The National Urban League

rh wl c8.jpg

Publication by Guichard Parris on the founding and progress of the National Urban League. Featured are the first four executive officers to hold the position since the organization's founding.

The National Urban League (NUL) was constructed October 11th, 1910, by Ruth S. Baldwin and George E. Haynes. In 1911, it became an active organization after the merging of the National League for the Protection of Colored Women (1905), the Committee for Improving the Industrial Conditions for Negroes in New York (1906), and the Committee on Urban Conditions among Negros in New York (1911).

Acknowledged for its interracial collaboration at the executive level, the NUL sought to counsel African American migrants moving from the south to the north, seeking greater economic opportunity free of institutionalized racism. Under the first executive secretary George E. Haynes (1911-1917), the NUL assisted African Americans in finding housing, job training and placement, and conducted research on the common and social welfare of African Americans in urban areas. 

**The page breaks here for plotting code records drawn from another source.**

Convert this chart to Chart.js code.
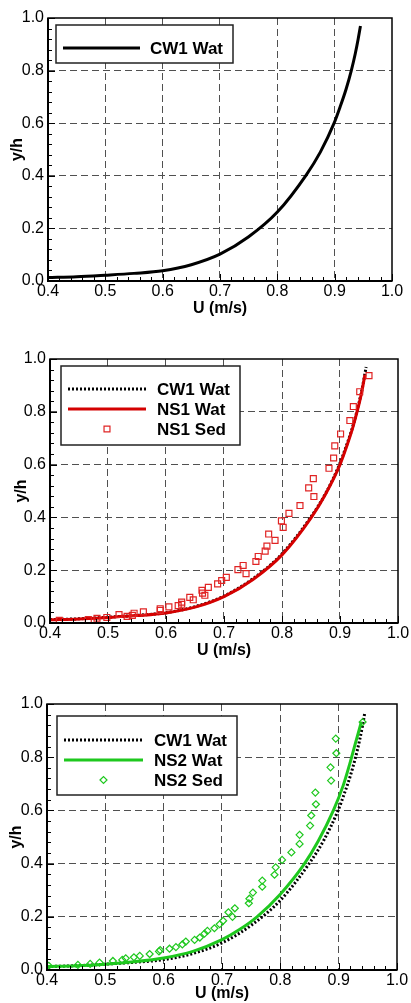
<!DOCTYPE html>
<html>
<head>
<meta charset="utf-8">
<script src="https://cdn.jsdelivr.net/npm/chart.js@4/dist/chart.umd.min.js"></script>
<style>
  html, body { margin: 0; padding: 0; background: #fff; }
  canvas { position: absolute; left: 0; }
</style>
</head>
<body>
<canvas id="grafica1" width="411" height="330" style="top:0px"></canvas>
<canvas id="grafica2" width="411" height="333" style="top:330px"></canvas>
<canvas id="grafica3" width="411" height="340" style="top:663px"></canvas>
<script>
// Datos: U (m/s) contra y/h
const cw1U = [0.400, 0.450, 0.500, 0.550, 0.600, 0.650, 0.700, 0.750, 0.800, 0.850, 0.875, 0.899, 0.910, 0.920, 0.929, 0.936, 0.941, 0.945];
const cw1Y = [0.013, 0.016, 0.022, 0.029, 0.039, 0.062, 0.102, 0.168, 0.262, 0.402, 0.490, 0.600, 0.665, 0.730, 0.800, 0.865, 0.920, 0.970];

const ns1WatU = [0.400, 0.450, 0.500, 0.550, 0.600, 0.650, 0.700, 0.750, 0.800, 0.850, 0.875, 0.900, 0.912, 0.922, 0.930, 0.937, 0.943];
const ns1WatY = [0.012, 0.015, 0.021, 0.028, 0.038, 0.060, 0.100, 0.165, 0.258, 0.398, 0.488, 0.600, 0.672, 0.740, 0.805, 0.870, 0.940];

const ns1SedU = [0.416, 0.466, 0.481, 0.498, 0.519, 0.533, 0.542, 0.545, 0.561, 0.590, 0.590, 0.605, 0.621, 0.627, 0.627, 0.641, 0.647, 0.662, 0.663, 0.667, 0.673, 0.689, 0.696, 0.704, 0.724, 0.733, 0.738, 0.755, 0.759, 0.771, 0.774, 0.777, 0.788, 0.799, 0.802, 0.812, 0.831, 0.846, 0.854, 0.855, 0.881, 0.889, 0.891, 0.901, 0.917, 0.923, 0.934, 0.950];
const ns1SedY = [0.010, 0.013, 0.018, 0.021, 0.032, 0.025, 0.029, 0.037, 0.042, 0.048, 0.054, 0.061, 0.066, 0.071, 0.079, 0.097, 0.088, 0.124, 0.113, 0.105, 0.135, 0.148, 0.161, 0.173, 0.202, 0.218, 0.187, 0.233, 0.252, 0.272, 0.291, 0.337, 0.313, 0.387, 0.362, 0.415, 0.445, 0.512, 0.547, 0.479, 0.586, 0.625, 0.671, 0.716, 0.767, 0.820, 0.876, 0.937];

const ns2WatU = [0.400, 0.450, 0.500, 0.550, 0.600, 0.650, 0.700, 0.730, 0.760, 0.800, 0.840, 0.865, 0.891, 0.908, 0.919, 0.929, 0.939];
const ns2WatY = [0.013, 0.016, 0.022, 0.031, 0.045, 0.070, 0.114, 0.152, 0.200, 0.285, 0.395, 0.485, 0.600, 0.695, 0.775, 0.855, 0.934];

const ns2SedU = [0.403, 0.453, 0.474, 0.490, 0.513, 0.529, 0.535, 0.549, 0.559, 0.576, 0.592, 0.594, 0.610, 0.621, 0.632, 0.638, 0.653, 0.662, 0.670, 0.675, 0.687, 0.696, 0.702, 0.711, 0.718, 0.722, 0.746, 0.747, 0.753, 0.769, 0.769, 0.790, 0.792, 0.803, 0.819, 0.833, 0.833, 0.851, 0.853, 0.861, 0.860, 0.887, 0.886, 0.896, 0.895, 0.941];
const ns2SedY = [0.016, 0.019, 0.023, 0.028, 0.034, 0.038, 0.044, 0.048, 0.053, 0.060, 0.070, 0.075, 0.080, 0.086, 0.096, 0.107, 0.113, 0.122, 0.137, 0.147, 0.157, 0.172, 0.185, 0.217, 0.200, 0.232, 0.251, 0.268, 0.291, 0.313, 0.336, 0.358, 0.386, 0.414, 0.442, 0.474, 0.508, 0.543, 0.581, 0.623, 0.667, 0.712, 0.762, 0.815, 0.870, 0.932];

// Rango de ejes
const xMin = 0.4, xMax = 1.0, xPaso = 0.1;
const yMin = 0.0, yMax = 1.0, yPaso = 0.2;

Chart.defaults.font.family = '"Liberation Sans", Arial, sans-serif';
Chart.defaults.color = '#000';

function puntos(us, ys) {
    return us.map((u, i) => ({ x: u, y: ys[i] }));
}

const colorRejilla = ctx => {
    const v = ctx.tick ? ctx.tick.value : 0;
    const extremo = ctx.scale.axis === 'x'
        ? (v <= xMin + 1e-6 || v >= xMax - 1e-6)
        : (v <= yMin + 1e-6 || v >= yMax - 1e-6);
    return extremo ? 'rgba(0,0,0,0)' : '#505050';
};

// Ejes con rejilla discontinua; el ancho/alto se fija para cuadrar el área de la gráfica
function ejes(anchoY, altoX, padTituloY) {
    return {
        x: {
            type: 'linear', min: xMin, max: xMax,
            ticks: { stepSize: xPaso, padding: 1, maxRotation: 0, autoSkip: false,
                     font: { size: 16 }, callback: v => v.toFixed(1) },
            grid: { drawTicks: false, color: colorRejilla, lineWidth: 1 },
            border: { display: false, dash: [7, 4] },
            title: { display: true, text: 'U (m/s)', font: { size: 16, weight: 'bold' }, padding: 0 },
            afterFit: s => { s.height = altoX; }
        },
        y: {
            type: 'linear', min: yMin, max: yMax,
            ticks: { stepSize: yPaso, padding: 4, font: { size: 16 }, callback: v => v.toFixed(1) },
            grid: { drawTicks: false, color: colorRejilla, lineWidth: 1 },
            border: { display: false, dash: [7, 4] },
            title: { display: true, text: 'y/h', font: { size: 16, weight: 'bold' }, padding: { top: padTituloY, bottom: 0 } },
            afterFit: s => { s.width = anchoY; }
        }
    };
}

// Marco y marcas menores hacia dentro (izquierda y abajo)
const marco = {
    id: 'marco',
    afterDraw(chart) {
        const { ctx, chartArea: a, scales: { x, y } } = chart;
        ctx.save();
        ctx.strokeStyle = '#000';
        ctx.lineWidth = 1;
        ctx.beginPath();
        for (let i = 0; i <= 30; i++) {
            const px = Math.round(x.getPixelForValue(xMin + i * 0.02)) + 0.5;
            const largo = i % 5 === 0 ? 7 : 4;
            ctx.moveTo(px, a.bottom);
            ctx.lineTo(px, a.bottom - largo);
        }
        for (let i = 0; i <= 25; i++) {
            const py = Math.round(y.getPixelForValue(yMin + i * 0.04)) + 0.5;
            const largo = i % 5 === 0 ? 7 : 4;
            ctx.moveTo(a.left, py);
            ctx.lineTo(a.left + largo, py);
        }
        ctx.stroke();
        ctx.lineWidth = 1.5;
        ctx.strokeRect(a.left, a.top, a.right - a.left, a.bottom - a.top);
        ctx.lineWidth = 2;
        ctx.beginPath();
        ctx.moveTo(a.left, a.top);
        ctx.lineTo(a.left, a.bottom);
        ctx.lineTo(a.right, a.bottom);
        ctx.stroke();
        ctx.restore();
    }
};

// Leyenda en caja dentro del área de la gráfica
const leyenda = {
    id: 'leyenda',
    afterDatasetsDraw(chart, args, o) {
        const ctx = chart.ctx;
        ctx.save();
        ctx.fillStyle = '#fff';
        ctx.fillRect(o.x, o.y, o.w, o.h);
        ctx.strokeStyle = '#222';
        ctx.lineWidth = 1.5;
        ctx.strokeRect(o.x, o.y, o.w, o.h);
        chart.data.datasets.forEach((ds, i) => {
            const fy = o.fila0 + i * o.paso;
            if (ds.showLine) {
                ctx.beginPath();
                ctx.strokeStyle = ds.borderColor;
                ctx.lineWidth = ds.borderWidth;
                ctx.setLineDash(ds.borderDash || []);
                ctx.moveTo(o.l0, fy);
                ctx.lineTo(o.l1, fy);
                ctx.stroke();
                ctx.setLineDash([]);
            } else {
                ctx.strokeStyle = ds.pointBorderColor;
                ctx.fillStyle = 'rgba(0,0,0,0)';
                ctx.lineWidth = ds.pointBorderWidth;
                Chart.helpers.drawPoint(ctx, { pointStyle: ds.pointStyle, radius: ds.pointRadius,
                    borderWidth: ds.pointBorderWidth, rotation: 0 }, (o.l0 + o.l1) / 2, fy);
            }
            ctx.fillStyle = '#000';
            ctx.font = 'bold 17px "Liberation Sans", Arial, sans-serif';
            ctx.textBaseline = 'middle';
            ctx.fillText(ds.label, o.tx, fy + 1);
        });
        ctx.restore();
    }
};

function linea(label, us, ys, color, ancho, dash, orden) {
    return { label, data: puntos(us, ys), showLine: true, borderColor: color, borderWidth: ancho,
             borderDash: dash, pointRadius: 0, cubicInterpolationMode: 'monotone', order: orden };
}

function marcas(label, us, ys, color, estilo, radio) {
    return { label, data: puntos(us, ys), showLine: false, pointStyle: estilo, pointRadius: radio,
             pointBorderColor: color, pointBackgroundColor: 'rgba(0,0,0,0)', pointBorderWidth: 1.2, order: 0 };
}

function grafica(id, datasets, pad, anchoY, altoX, padTituloY, caja) {
    const ctx = document.getElementById(id).getContext('2d');
    return new Chart(ctx, {
        type: 'scatter',
        data: { datasets },
        options: {
            responsive: false,
            animation: false,
            layout: { padding: pad },
            plugins: { legend: { display: false }, tooltip: { enabled: false }, leyenda: caja },
            scales: ejes(anchoY, altoX, padTituloY)
        },
        plugins: [leyenda, marco]
    });
}

grafica('grafica1',
    [linea('CW1 Wat', cw1U, cw1Y, '#000', 3, [], 2)],
    { top: 18, right: 19, bottom: 12, left: 0 }, 48, 37, 8,
    { x: 56, y: 25, w: 177, h: 38, fila0: 48, paso: 20, l0: 63, l1: 140, tx: 150 });

grafica('grafica2',
    [linea('CW1 Wat', cw1U, cw1Y, '#000', 3, [2, 2], 2),
     linea('NS1 Wat', ns1WatU, ns1WatY, '#d40000', 3, [], 1),
     marcas('NS1 Sed', ns1SedU, ns1SedY, '#e02424', 'rect', 4.2)],
    { top: 29, right: 13, bottom: 3, left: 0 }, 50, 37, 12,
    { x: 61, y: 36, w: 179, h: 79, fila0: 59, paso: 20, l0: 68, l1: 146, tx: 157 });

grafica('grafica3',
    [linea('CW1 Wat', cw1U, cw1Y, '#000', 3, [2, 2], 2),
     linea('NS2 Wat', ns2WatU, ns2WatY, '#1ec81e', 3, [], 1),
     marcas('NS2 Sed', ns2SedU, ns2SedY, '#1ec81e', 'rectRot', 3.5)],
    { top: 41, right: 14, bottom: 0, left: 0 }, 47, 33, 7,
    { x: 57, y: 53, w: 180, h: 79, fila0: 77, paso: 20, l0: 64, l1: 143, tx: 154 });
</script>
</body>
</html>
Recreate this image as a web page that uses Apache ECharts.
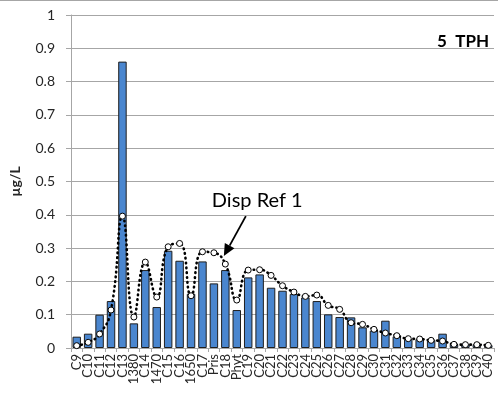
<!DOCTYPE html>
<html>
<head>
<meta charset="utf-8">
<style>
  html, body { margin: 0; padding: 0; background: #fff; }
  #chart { width: 498px; height: 394px; }
</style>
<script src="https://cdn.jsdelivr.net/npm/echarts@6/dist/echarts.min.js"></script>
</head>
<body>
<div id="chart"></div>
<script>
// Compound / peak names along the x axis
const categories = ['C9','C10','C11','C12','C13','1380','C14','1470','C15','C16','1650','C17','Pris','C18','Phyt',
  'C19','C20','C21','C22','C23','C24','C25','C26','C27','C28','C29','C30','C31','C32','C33','C34','C35','C36',
  'C37','C38','C39','C40'];

// Sample concentrations (µg/L), drawn as bars
const sampleValues = [0.034,0.043,0.100,0.141,0.860,0.074,0.234,0.123,0.292,0.262,0.163,0.260,0.194,0.234,0.114,
  0.212,0.221,0.181,0.172,0.162,0.152,0.141,0.101,0.093,0.092,0.062,0.052,0.082,0.035,0.027,0.027,0.025,0.043,
  0.012,0.011,0.011,0.009];

// Dispersant reference profile, drawn as a dotted smoothed line with open markers
const refValues = [0.007,0.017,0.042,0.114,0.396,0.093,0.258,0.153,0.304,0.314,0.157,0.289,0.286,0.252,0.144,
  0.234,0.235,0.218,0.187,0.168,0.155,0.159,0.128,0.116,0.076,0.071,0.056,0.045,0.037,0.028,0.027,0.023,0.021,
  0.011,0.010,0.010,0.008];

const yTicks = { min: 0, max: 1, interval: 0.1 };
const refName = 'Disp Ref 1';
const panelTitle = '5  TPH';
const yTitle = 'µg/L';

const FONT = 'Lato, "Open Sans", sans-serif';
const TEXT = '#262626';

const chart = echarts.init(document.getElementById('chart'), null, { renderer: 'canvas' });

chart.setOption({
  animation: false,
  backgroundColor: '#ffffff',
  grid: { left: 62, right: 4, top: 15, bottom: 46, containLabel: false },
  xAxis: {
    type: 'category',
    data: categories,
    boundaryGap: true,
    axisLine: { lineStyle: { color: '#a6a6a6', width: 1 } },
    axisTick: { show: true, interval: 0, length: 4, lineStyle: { color: '#a6a6a6' } },
    axisLabel: { interval: 0, rotate: 90, margin: 6, fontFamily: FONT, fontSize: 13, color: TEXT }
  },
  yAxis: {
    type: 'value',
    min: yTicks.min, max: yTicks.max, interval: yTicks.interval,
    name: yTitle,
    nameLocation: 'middle',
    nameGap: 49,
    nameRotate: 90,
    nameTextStyle: { fontFamily: FONT, fontSize: 14, fontWeight: 'bold', color: TEXT },
    axisLine: { show: true, lineStyle: { color: '#a6a6a6', width: 1 } },
    axisTick: { show: true, length: 5, lineStyle: { color: '#a6a6a6' } },
    axisLabel: { margin: 16, fontFamily: FONT, fontSize: 14, color: TEXT },
    splitLine: { show: true, lineStyle: { color: '#a6a6a6', width: 1 } }
  },
  series: [
    {
      name: 'Sample',
      type: 'bar',
      data: sampleValues,
      barCategoryGap: '26%',
      itemStyle: { color: '#4a86cf', borderColor: '#1f1f1f', borderWidth: 1 },
      z: 2
    },
    {
      name: refName,
      type: 'line',
      data: refValues,
      smooth: 0.5,
      symbol: 'circle',
      symbolSize: 6,
      showAllSymbol: true,
      itemStyle: { color: '#ffffff', borderColor: '#000000', borderWidth: 1 },
      lineStyle: { color: '#000000', width: 2.6, type: [0.6, 4.2], cap: 'round' },
      z: 3
    }
  ]
});

// Annotation: label with an arrow pointing at the C18 point of the reference profile
function drawAnnotation() {
  const tip = chart.convertToPixel({ seriesIndex: 1 }, ['C18', refValues[categories.indexOf('C18')]]);
  const tx = tip[0] - 1.5, ty = tip[1] - 8;
  const sx = tx + 22, sy = ty - 40;
  const ang = Math.atan2(ty - sy, tx - sx);
  const headLen = 12, headHalf = 5.5;
  const bx = tx - headLen * Math.cos(ang), by = ty - headLen * Math.sin(ang);
  const nx = -Math.sin(ang), ny = Math.cos(ang);

  chart.setOption({
    graphic: [
      {
        type: 'line', silent: true,
        shape: { x1: 0, y1: 0.5, x2: 498, y2: 0.5 },
        style: { stroke: '#a6a6a6', lineWidth: 1 }
      },
      {
        type: 'text', silent: true, z: 10,
        x: 489, y: 42,
        style: { text: panelTitle, font: 'bold 17px ' + FONT, fill: '#000', align: 'right', verticalAlign: 'middle' }
      },
      {
        type: 'line', silent: true, z: 10,
        shape: { x1: sx, y1: sy, x2: bx, y2: by },
        style: { stroke: '#000', lineWidth: 1.8 }
      },
      {
        type: 'polygon', silent: true, z: 10,
        shape: { points: [[tx, ty], [bx + nx * headHalf, by + ny * headHalf], [bx - nx * headHalf, by - ny * headHalf]] },
        style: { fill: '#000' }
      },
      {
        type: 'text', silent: true, z: 10,
        x: tx - 12, y: ty - 56,
        style: { text: refName, font: '20px ' + FONT, fill: '#000', align: 'left', verticalAlign: 'middle' }
      }
    ]
  });
}
drawAnnotation();
</script>
</body>
</html>
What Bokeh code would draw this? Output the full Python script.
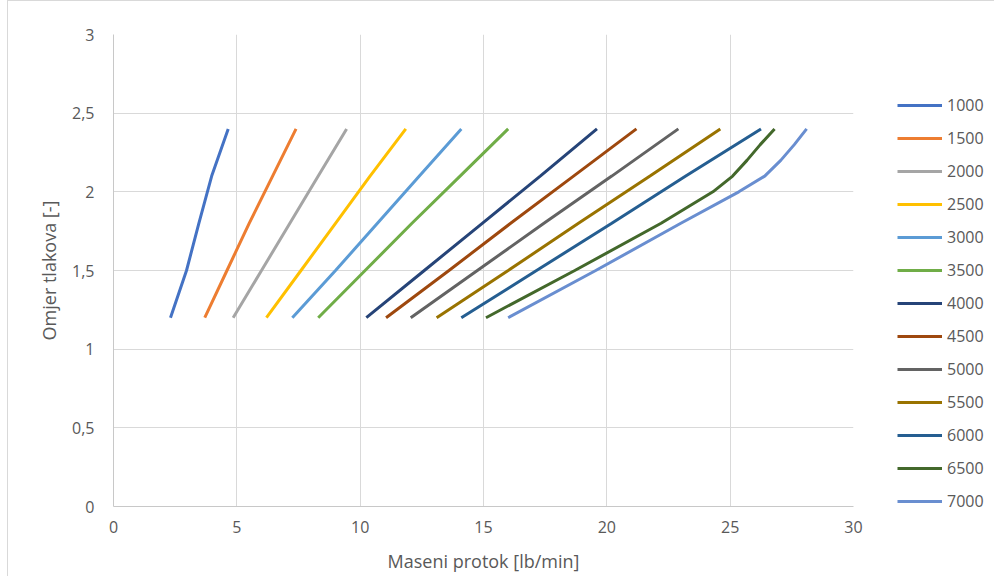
from bokeh.plotting import figure
from bokeh.models import Range1d, FixedTicker, Legend, LegendItem
from bokeh.embed import file_html
from bokeh.resources import INLINE

# Pressure ratio (y) and mass flow (x, lb/min) per speed line
labels = ["1000", "1500", "2000", "2500", "3000", "3500", "4000",
          "4500", "5000", "5500", "6000", "6500", "7000"]
colors = ["#4472C4", "#ED7D31", "#A5A5A5", "#FFC000", "#5B9BD5", "#70AD47",
          "#264478", "#9E480E", "#636363", "#997300", "#255E91", "#43682B", "#698ED0"]

pr_lin = [1.2, 1.5, 1.8, 2.1, 2.4]
pr_curve = [1.2, 1.5, 1.8, 2.0, 2.1, 2.2, 2.3, 2.4]

flow_1000 = [2.31, 2.96, 3.46, 3.98, 4.65]
flow_1500 = [3.7, 4.6, 5.5, 6.45, 7.4]
flow_2000 = [4.85, 6.0, 7.15, 8.3, 9.45]
flow_2500 = [6.2, 7.6, 9.0, 10.4, 11.85]
flow_3000 = [7.25, 9.0, 10.7, 12.4, 14.1]
flow_3500 = [8.3, 10.2, 12.1, 14.05, 16.0]
flow_4000 = [10.25, 12.6, 14.95, 17.3, 19.6]
flow_4500 = [11.05, 13.6, 16.1, 18.65, 21.2]
flow_5000 = [12.05, 14.75, 17.45, 20.2, 22.9]
flow_5500 = [13.1, 16.0, 18.85, 21.75, 24.6]
flow_6000 = [14.1, 17.15, 20.2, 23.2, 26.25]
flow_6500 = [15.1, 18.7, 22.2, 24.3, 25.1, 25.68, 26.22, 26.8]
flow_7000 = [16.0, 19.55, 23.0, 25.35, 26.4, 27.05, 27.6, 28.1]

flows = [flow_1000, flow_1500, flow_2000, flow_2500, flow_3000, flow_3500, flow_4000,
         flow_4500, flow_5000, flow_5500, flow_6000, flow_6500, flow_7000]
prs = [pr_lin] * 11 + [pr_curve, pr_curve]

x_ticks = [0, 5, 10, 15, 20, 25, 30]
y_ticks = [0, 0.5, 1, 1.5, 2, 2.5, 3]
y_tick_labels = ["0", "0,5", "1", "1,5", "2", "2,5", "3"]

FONT = "Open Sans"
TXT = "#595959"

p = figure(frame_width=740, frame_height=472, output_backend="svg", toolbar_location=None,
           x_range=Range1d(0, 30), y_range=Range1d(0, 3),
           min_border_left=105, min_border_right=0, min_border_top=33, min_border_bottom=70)
p.styles = {"margin-left": "7px",
            "border-left": "1px solid #d9d9d9", "border-top": "1px solid #d9d9d9"}
p.outline_line_color = None
p.background_fill_color = "white"
p.border_fill_color = "white"

p.xaxis.ticker = FixedTicker(ticks=x_ticks)
p.yaxis.ticker = FixedTicker(ticks=y_ticks)
p.yaxis.major_label_overrides = {t: s for t, s in zip(y_ticks, y_tick_labels)}

for ax in (p.xaxis, p.yaxis):
    ax.axis_line_color = "#c8c8c8"
    ax.major_tick_line_color = None
    ax.minor_tick_line_color = None
    ax.major_tick_out = 0
    ax.major_label_text_font = FONT
    ax.major_label_text_font_size = "16px"
    ax.major_label_text_color = TXT
    ax.axis_label_text_font = FONT
    ax.axis_label_text_font_size = "18px"
    ax.axis_label_text_font_style = "normal"
    ax.axis_label_text_color = TXT

p.xaxis.axis_label = "Maseni protok [lb/min]"
p.yaxis.axis_label = "Omjer tlakova [-]"
p.yaxis.major_label_standoff = 19
p.xaxis.major_label_standoff = 14
p.yaxis.axis_label_standoff = 8
p.xaxis.axis_label_standoff = 13

p.grid.grid_line_color = "#d9d9d9"
p.grid.grid_line_width = 1

items = []
for lab, col, xs, ys in zip(labels, colors, flows, prs):
    r = p.line(xs, ys, line_color=col, line_width=3)
    items.append(LegendItem(label=lab, renderers=[r]))

legend = Legend(items=items, location=(44, -6), padding=0, margin=0,
                border_line_color=None, background_fill_alpha=0,
                glyph_width=45, glyph_height=20, label_height=20,
                spacing=11, label_standoff=5,
                label_text_font=FONT, label_text_font_size="16px", label_text_color=TXT)
p.add_layout(legend, "right")

open("out.html", "w").write(file_html(p, INLINE))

By the employment boom of 1920, the NUL’s campaigns fought employment discrimination and urged for better education for young African Americans. 

The demand for social reform increased by the Great Depression. The NUL fought to break social barriers in labor unions, boycotted businesses that did not hire African Americans, and sought to get African Americans included in recovery programs of the New Deal. With that, thousands of unemployed African Americans found work in their community.